Des élèves motivés, une offre abondante ; Il ne reste plus au professeur d’histoire – géographie qu’a sauter le pas et à proposer des bandes dessinées dans la classe.


Pourquoi le faire en histoire -géographie plus spécifiquement ?


D’abord parce que l’image est un objet d’histoire et que l’humanité a beaucoup dessiné pour se raconter : les peintures rupestres, la colonne de Trajan, la tapisserie de Bayeux ou les images d’Épinal sont autant d’objets d’études proposés naturellement dans le cadre du cours.


Ensuite parce que la bande dessinée historique, en plus de raconter des histoires (ce que les élèves aiment toujours), montrent l’Histoire en touches plus ou moins appuyées tout en répondant à une fascination pour le lointain ou l’exotique. Bien que fiction, ces bandes dessinées font comprendre le passé comme lorsque Tardi fait connaitre à ses personnages l’enfer des tranchées, permettant aux élèves de mettre des images fortes derrières les mots trop souvent neutres des lettres de poilus.

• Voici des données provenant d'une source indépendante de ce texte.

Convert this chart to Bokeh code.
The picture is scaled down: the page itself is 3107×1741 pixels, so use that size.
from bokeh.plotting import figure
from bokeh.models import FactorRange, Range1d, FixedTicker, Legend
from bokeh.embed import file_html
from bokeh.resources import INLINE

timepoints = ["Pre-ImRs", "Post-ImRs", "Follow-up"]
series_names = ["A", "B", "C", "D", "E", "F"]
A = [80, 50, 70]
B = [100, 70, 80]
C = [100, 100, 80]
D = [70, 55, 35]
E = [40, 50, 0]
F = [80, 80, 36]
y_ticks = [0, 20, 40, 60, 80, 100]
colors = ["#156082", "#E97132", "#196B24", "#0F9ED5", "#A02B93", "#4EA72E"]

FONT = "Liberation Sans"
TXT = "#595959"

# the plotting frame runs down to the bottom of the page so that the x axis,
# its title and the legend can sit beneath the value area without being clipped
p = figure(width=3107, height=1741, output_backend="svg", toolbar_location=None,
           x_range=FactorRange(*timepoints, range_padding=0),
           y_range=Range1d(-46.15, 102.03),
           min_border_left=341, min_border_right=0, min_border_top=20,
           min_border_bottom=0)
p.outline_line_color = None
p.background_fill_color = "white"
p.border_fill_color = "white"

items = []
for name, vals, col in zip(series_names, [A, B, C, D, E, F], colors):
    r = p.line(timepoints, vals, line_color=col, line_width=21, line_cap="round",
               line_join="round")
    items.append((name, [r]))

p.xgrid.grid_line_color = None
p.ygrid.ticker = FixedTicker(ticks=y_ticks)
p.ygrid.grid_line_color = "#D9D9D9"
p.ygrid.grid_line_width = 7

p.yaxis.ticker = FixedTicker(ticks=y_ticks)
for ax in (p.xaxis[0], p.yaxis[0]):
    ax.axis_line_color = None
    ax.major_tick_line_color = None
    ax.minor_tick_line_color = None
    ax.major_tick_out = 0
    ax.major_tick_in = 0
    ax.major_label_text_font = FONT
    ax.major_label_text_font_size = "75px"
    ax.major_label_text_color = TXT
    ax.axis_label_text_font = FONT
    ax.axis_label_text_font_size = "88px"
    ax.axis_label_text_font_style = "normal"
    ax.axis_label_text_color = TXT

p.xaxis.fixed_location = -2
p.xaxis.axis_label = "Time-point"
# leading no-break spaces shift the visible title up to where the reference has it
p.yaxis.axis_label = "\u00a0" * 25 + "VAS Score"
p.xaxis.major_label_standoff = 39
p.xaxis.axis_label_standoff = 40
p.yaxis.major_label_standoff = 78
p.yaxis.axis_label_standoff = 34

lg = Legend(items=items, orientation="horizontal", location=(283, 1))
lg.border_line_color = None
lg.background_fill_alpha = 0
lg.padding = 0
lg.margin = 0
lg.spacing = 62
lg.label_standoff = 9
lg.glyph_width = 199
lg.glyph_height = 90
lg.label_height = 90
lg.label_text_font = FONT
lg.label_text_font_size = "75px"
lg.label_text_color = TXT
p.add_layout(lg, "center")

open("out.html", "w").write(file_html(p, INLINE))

D’autre part, la bande dessinée sait se faire aussi témoignage. Faire comprendre la Shoah aux élèves en étudiant Maus d’Art Spiegelman est possible, tout comme les faire se frotter aux problèmes géopolitiques ou sociaux contemporains avec les récits de migrants, le travail en usine ou la vie d’agriculteur. En géographie, les reportages dessinées d’un Chappatte dans les bidonvilles de Nairobi sont très parlants pour les élèves. Les enquêtes dessinées ont les mêmes objectifs que le grand reportage ou le journalisme d’investigation : montrer, prouver et faire comprendre. Il existe même une revue d’actualité dessinée pour les élèves, exploitable en classe.

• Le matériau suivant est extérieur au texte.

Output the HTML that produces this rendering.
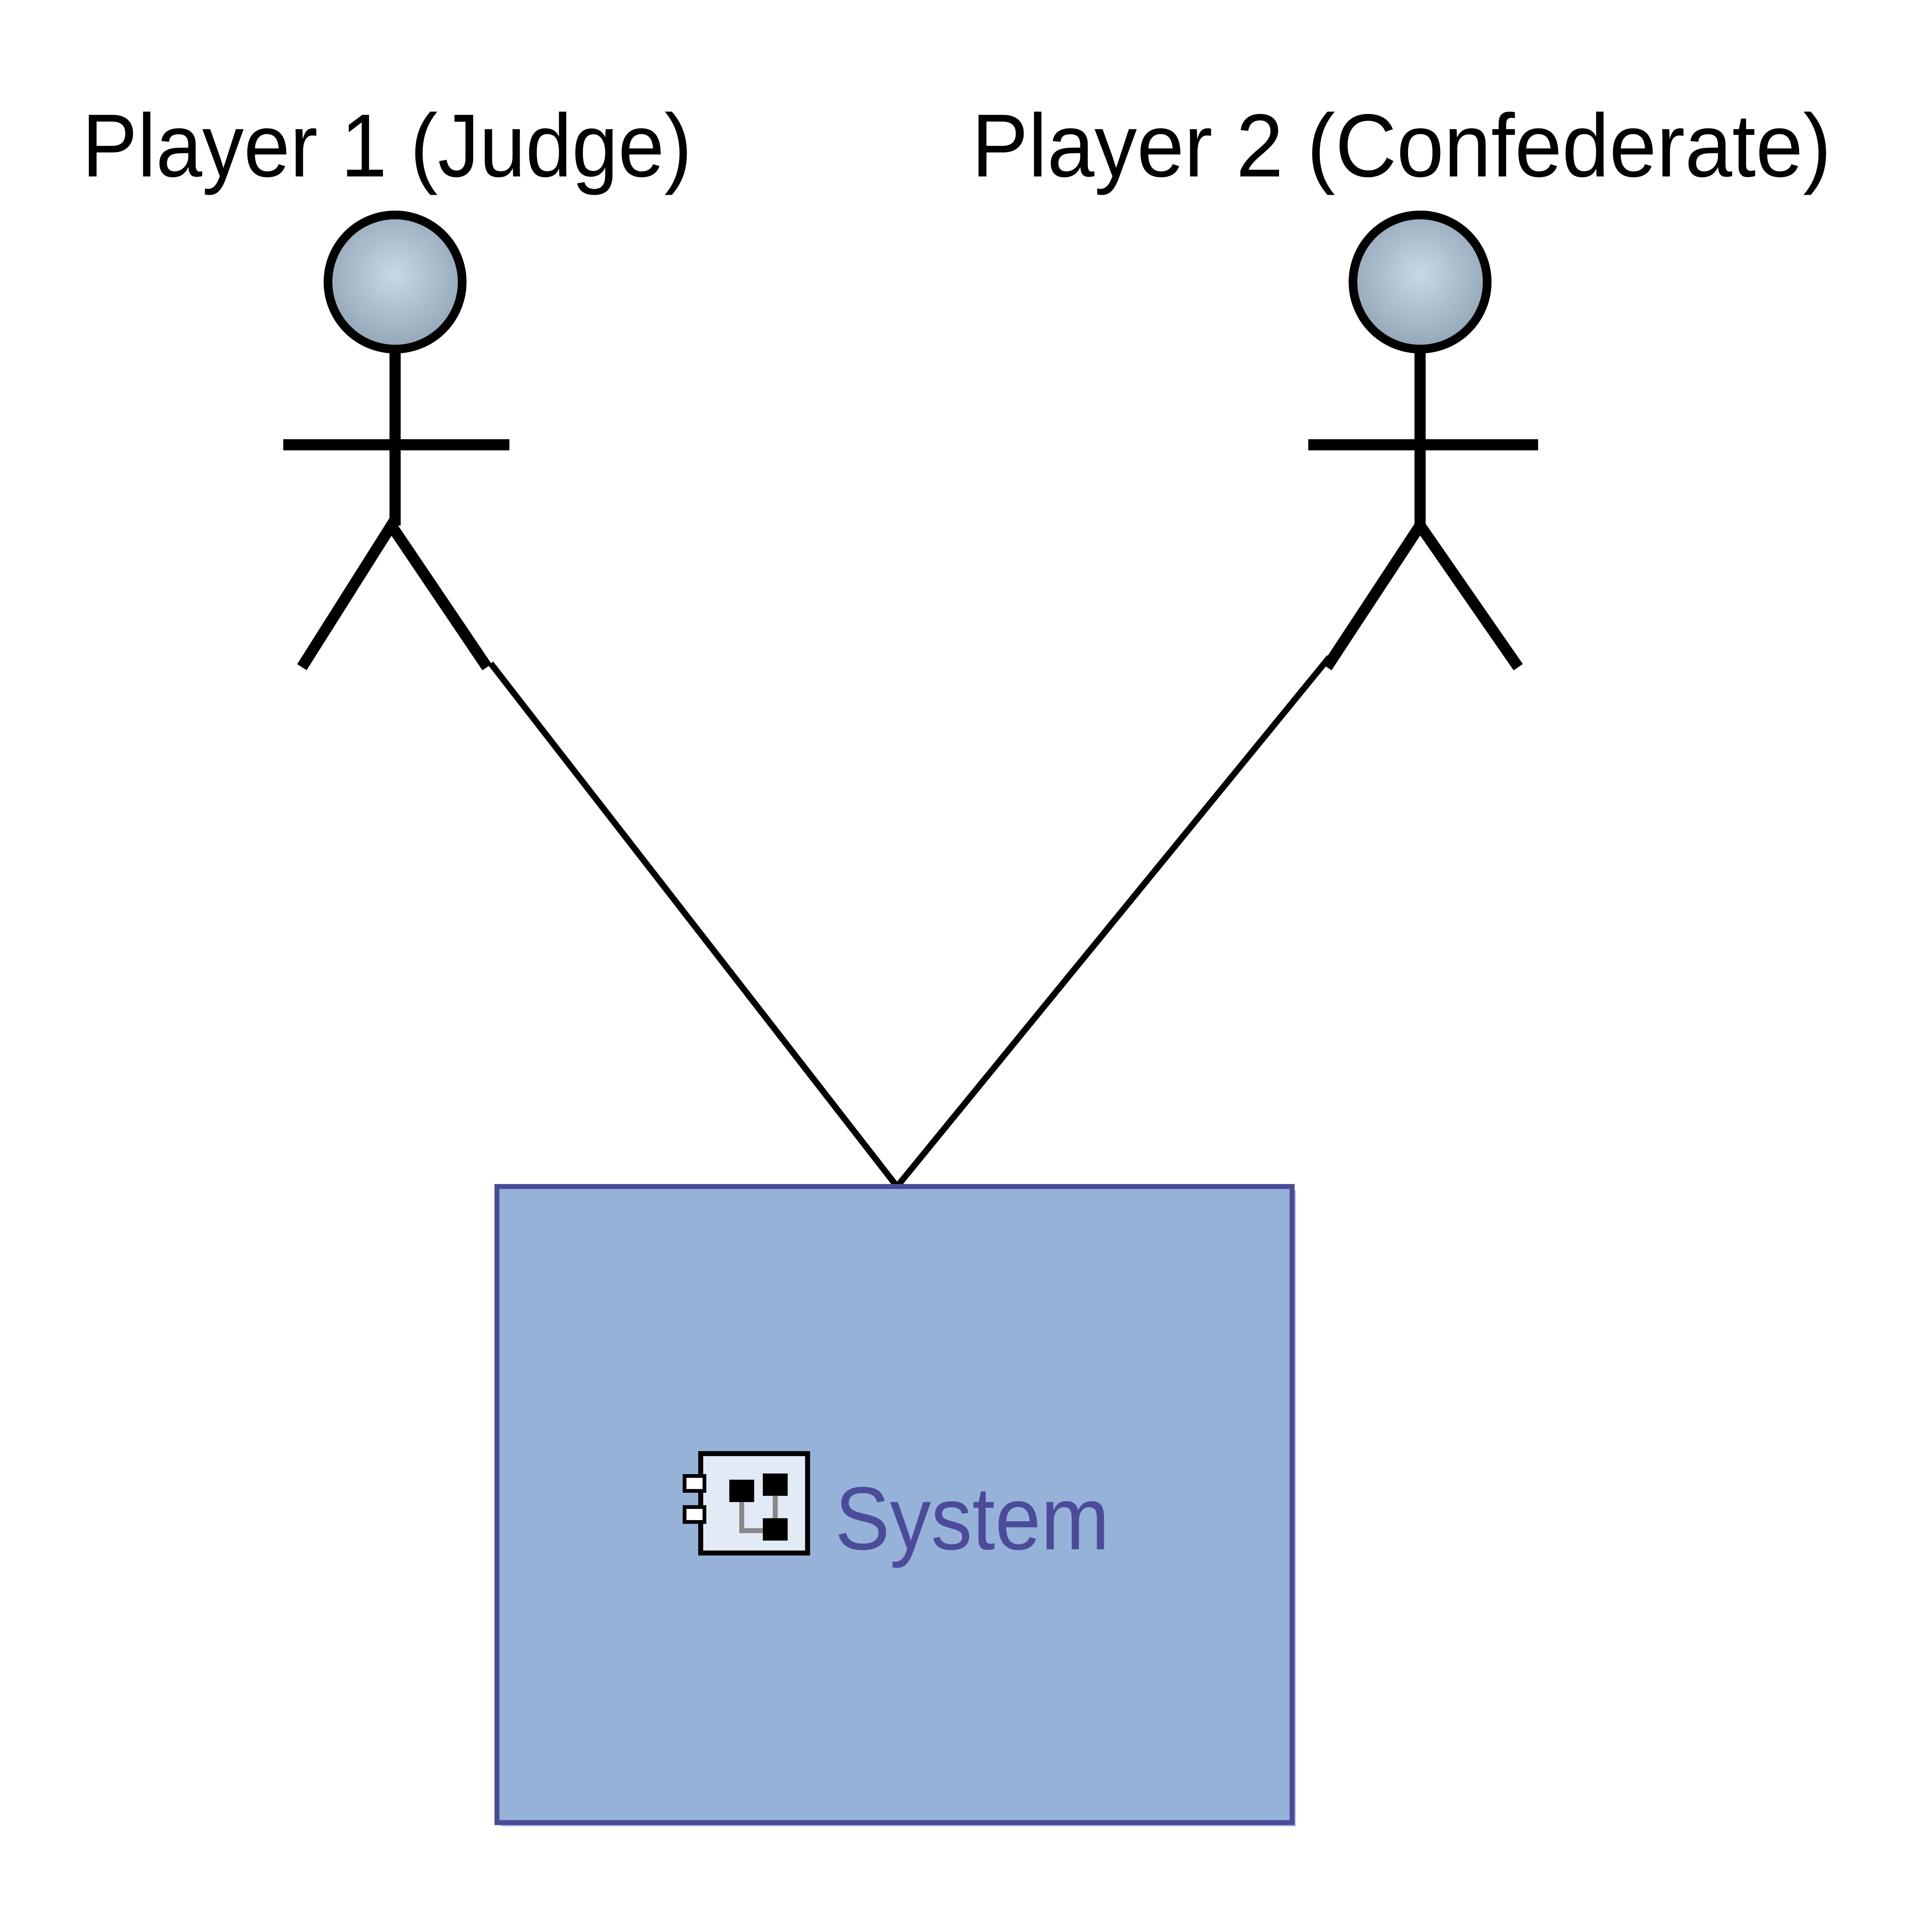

Beaucoup de bande dessinées jeunesse permettent aussi le travail en éducation civique sur des thèmes parfois difficiles comme le harcèlement, la discrimination ou le genre. Il serait dommage de se passer de ces ressources dans lesquelles les élèves entrent plus spontanément, avec moins de méfiance.


Enfin, la bande dessinée peut devenir objet d’étude en elle-même puisqu’elle a accompagné les évolutions sociales, culturelles, mais aussi politique. Laisser parler Bécassine pour montrer le bourrage de crâne ou l’évolution de la place des femmes durant la Première Guerre mondiale est assez efficace. De même, convoquer Captain America pour expliquer la guerre froide est assez simple.

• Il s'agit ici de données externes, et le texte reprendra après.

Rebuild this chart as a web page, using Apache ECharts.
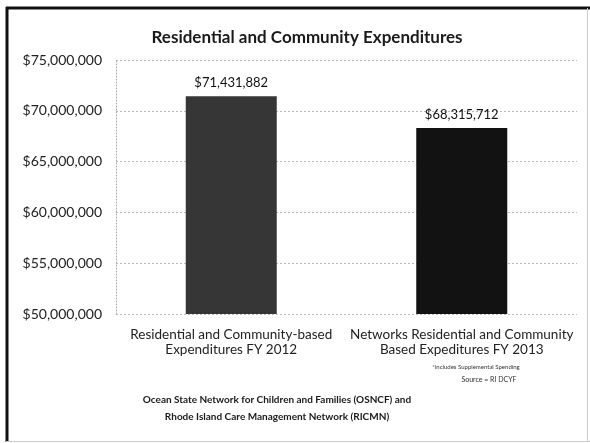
<!DOCTYPE html>
<html>
<head>
<meta charset="utf-8">
<script src="https://cdn.jsdelivr.net/npm/echarts@6/dist/echarts.min.js"></script>
<style>
html,body{margin:0;padding:0;background:#fff;}
#c{width:590px;height:443px;}
</style>
</head>
<body>
<div id="c"></div>
<script>
var chartTitle = 'Residential and Community Expenditures';
var categories = ['Residential and Community-based\nExpenditures FY 2012', 'Networks Residential and Community\nBased Expeditures FY 2013'];
var values = [71431882, 68315712];
var barColors = ['#363636', '#121212'];
var yMin = 50000000, yMax = 75000000, yStep = 5000000;
var footnote = '*includes Supplemental Spending';
var source = 'Source = RI DCYF';
var bottomText = ['Ocean State Network for Children and Families (OSNCF) and', 'Rhode Island Care Management Network (RICMN)'];

function money(v){ return '$' + Math.round(v).toString().replace(/\B(?=(\d{3})+(?!\d))/g, ','); }

var FONT = 'Lato, "Noto Sans", sans-serif';
var chart = echarts.init(document.getElementById('c'), null, {renderer:'canvas'});
chart.setOption({
  animation: false,
  backgroundColor: '#fff',
  title: {
    text: chartTitle, left: 302, top: 24, textAlign: 'center',
    textStyle: {fontFamily: FONT, fontSize: 17, fontWeight: 'bold', color: '#1a1a1a'}
  },
  grid: {left: 116, right: 13, top: 60, bottom: 129, containLabel: false},
  xAxis: {
    type: 'category', data: categories,
    axisLine: {show: false}, axisTick: {show: false},
    axisLabel: {fontFamily: FONT, fontSize: 13.5, color: '#222', lineHeight: 15, margin: 13, interval: 0}
  },
  yAxis: {
    type: 'value', min: yMin, max: yMax, interval: yStep,
    axisLine: {show: true, lineStyle: {color: '#aaa', type: [1, 2], width: 1}},
    axisTick: {show: false},
    axisLabel: {fontFamily: FONT, fontSize: 14, color: '#222', margin: 14, formatter: money},
    splitLine: {lineStyle: {color: '#b8b8b8', type: [2, 2], width: 1}}
  },
  series: [{
    type: 'bar', barWidth: 91,
    data: values.map(function(v, i){ return {value: v, itemStyle: {color: barColors[i]}}; }),
    label: {show: true, position: 'top', distance: 7, fontFamily: FONT, fontSize: 13, color: '#111', formatter: function(p){ return money(p.value); }}
  }],
  graphic: [
    {type: 'line', shape: {x1: 7, y1: 7, x2: 7, y2: 442}, style: {stroke: '#111', lineWidth: 3}},
    {type: 'line', shape: {x1: 6, y1: 8, x2: 590, y2: 8}, style: {stroke: '#111', lineWidth: 3}},
    {type: 'line', shape: {x1: 587.5, y1: 8, x2: 587.5, y2: 442}, style: {stroke: '#ccc', lineWidth: 1}},
    {type: 'line', shape: {x1: 6, y1: 441.5, x2: 590, y2: 441.5}, style: {stroke: '#ccc', lineWidth: 1}},
    {type: 'text', x: 476, y: 367, style: {text: footnote, textAlign: 'center', textVerticalAlign: 'middle', font: '6px ' + FONT, fill: '#333'}},
    {type: 'text', x: 489, y: 380, style: {text: source, textAlign: 'center', textVerticalAlign: 'middle', font: '7px ' + FONT, fill: '#333'}},
    {type: 'text', x: 277, y: 400, style: {text: bottomText[0], textAlign: 'center', textVerticalAlign: 'middle', font: 'bold 10px ' + FONT, fill: '#1a1a1a'}},
    {type: 'text', x: 277, y: 417, style: {text: bottomText[1], textAlign: 'center', textVerticalAlign: 'middle', font: 'bold 10px ' + FONT, fill: '#1a1a1a'}}
  ]
});
</script>
</body>
</html>
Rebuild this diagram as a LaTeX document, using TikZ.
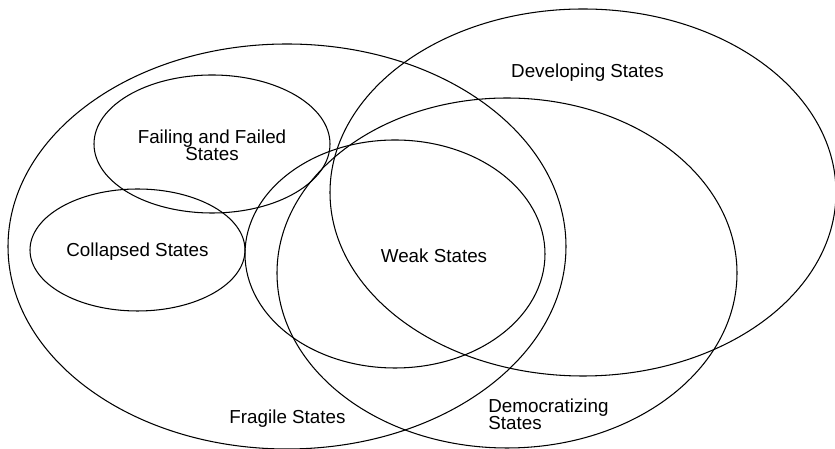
\documentclass[tikz,border=0pt]{standalone}
\usepackage{fontspec}
\setmainfont{Liberation Sans}
\usepackage{tikz}

\begin{document}
\begin{tikzpicture}[
        insieme/.style={line width=0.6pt},
        etichetta/.style={font=\fontsize{10.7}{9.8}\selectfont, inner sep=0pt}
    ]
        \useasboundingbox (0, 0) rectangle (16.7, 8.98);

        % Centri degli insiemi
        \coordinate (Fragile) at (5.74, 4.05);
        \coordinate (Developing) at (11.66, 5.13);
        \coordinate (Democratizing) at (10.14, 3.52);
        \coordinate (Weak) at (7.9, 3.9);
        \coordinate (Failing) at (4.24, 6.10);
        \coordinate (Collapsed) at (2.75, 3.98);

        \draw[insieme] (Fragile) ellipse (5.58 and 4.05);
        \draw[insieme] (Developing) ellipse (5.06 and 3.67);
        \draw[insieme] (Democratizing) ellipse (4.6 and 3.5);
        \draw[insieme] (Weak) ellipse (3.0 and 2.28);
        \draw[insieme] (Failing) ellipse (2.36 and 1.38);
        \draw[insieme] (Collapsed) ellipse (2.15 and 1.22);

        \node[etichetta] (developingLabel) at (11.75, 7.52) {Developing States};
        \node[etichetta, align=center] (failingLabel) at (4.24, 6.07) {Failing and Failed\\States};
        \node[etichetta] (collapsedLabel) at (2.75, 3.95) {Collapsed States};
        \node[etichetta] (weakLabel) at (8.68, 3.87) {Weak States};
        \node[etichetta] (fragileLabel) at (5.75, 0.60) {Fragile States};
        \node[etichetta, align=left, anchor=west] (democratizingLabel) at (9.76, 0.70) {Democratizing\\States};
    \end{tikzpicture}
\end{document}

On pourra objecter à tout cela que la bande dessinée, ce n’est pas sérieux. Que des cases et des bulles ne valent pas l’enquête historique. C’est méconnaitre que nombre d’auteurs de bande dessinée se livrent à un véritable travail d’enquête avant d’essayer de ressusciter le passé sous nos yeux, en se confrontant aux documents, en interrogeant les témoins et en problématisant leur propos.


De l’école au lycée, voire à l’université, l’étude des bandes dessinées est possible en histoire. Des projets ambitieux ou plus modestes mettant des bandes dessinées entre les mains de leurs élèves peuvent voir le jour. La bande dessinée facilite l’enseignement en emportant souvent l’adhésion des élèves. Elle permet aussi des collaborations faciles avec les lettres et les arts plastiques, ce qui est toujours bon à prendre. Rappelons enfin les bandes dessinées ne sont qu’un moyen parmi d’autres, et donc non exclusif, pour amener les élèves à lire et à appréhender ainsi le monde qui les entoure.